La force des émotions de Christophe André et François Lelord
Un jour, je me suis aperçu avec stupeur, lors d’une retraite bouddhiste, que quatre-vingt-dix pour cent de mes pensées (que je croyais rationnelles)
venaient de mes émotions. J’en ai parlé à un ami bouddhiste qui m’a dit que la
plupart des êtres humains expérimentaient le même phénomène. C’est pourquoi j’ai
voulu écrire cet article, éclairer l’influence de ces émotions sur moi-même et
sur les autres. A nouveau, je me suis inspiré du livre de Christophe André, Méditer, jour après jour qui est l’ouvrage
qui, pour moi, décrit le mieux ce problème (le dernier article de mon blog sur
la méditation et Christophe André se trouve ici).
En fait, nos émotions ne parlent pas, ne verbalisent pas,
mais elles s’expriment par un autre langage. Par des sensations corporelles,
des comportements, des pensées automatiques,
radicales et simplifiées.
De même, pour les calmer et les apaiser, les mots ne
suffisent pas, en général. Il faut passer par le corps (respirer), les comportements
(marcher si on est triste ou inquiet, s’allonger si on est en colère). Il s’agit
d’une des démarches les plus
difficiles de la vie psychique : prendre de la distance envers de
pensées chargées, saturées d’émotions, qu’on ne peut empêcher ou expulser.
On
pense aujourd’hui qu’une nécessaire distance est plus facile à mettre en place simplement
en accueillant et en observant nos états émotionnels plutôt qu’en s’acharnant à
les supprimer. Et plutôt, bien évidemment, qu’en leur obéissant.
L’expérience
de nos oscillations émotionnelles est donc une épreuve d’humilité et de réalisme :
elles sont souvent, du moins au départ, plus puissantes que nous. De manière
franche, dans le cas des émotions fortes, ou de manière indirecte, dans le cas
des humeurs et états, leurs formes subtiles.

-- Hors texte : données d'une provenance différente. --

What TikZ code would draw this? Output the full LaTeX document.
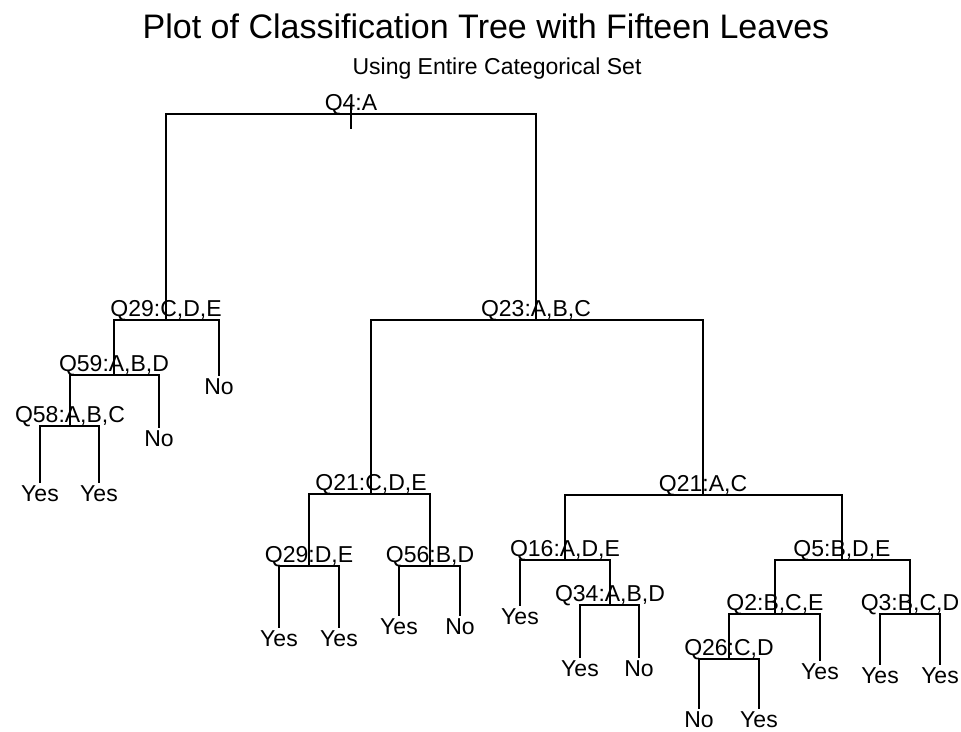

La Rochefoucauld, (le formidable
auteur qui a écrit dans ses Maximes une des phrases les plus provocatrices que j'ai lues : « Nous
avons tous assez de force pour supporter les mots d’autrui. ») nous dit :
« Les humeurs ont un cours qui tourne imperceptiblement notre volonté ;
elles roulent ensemble et exercent successivement un empire secret en nous, de
sorte qu’elles ont une part considérable à toutes nos actions, sans que nous le
puissions connaître. »
Voilà. C’est tout pour aujourd’hui. Amitiés à tous.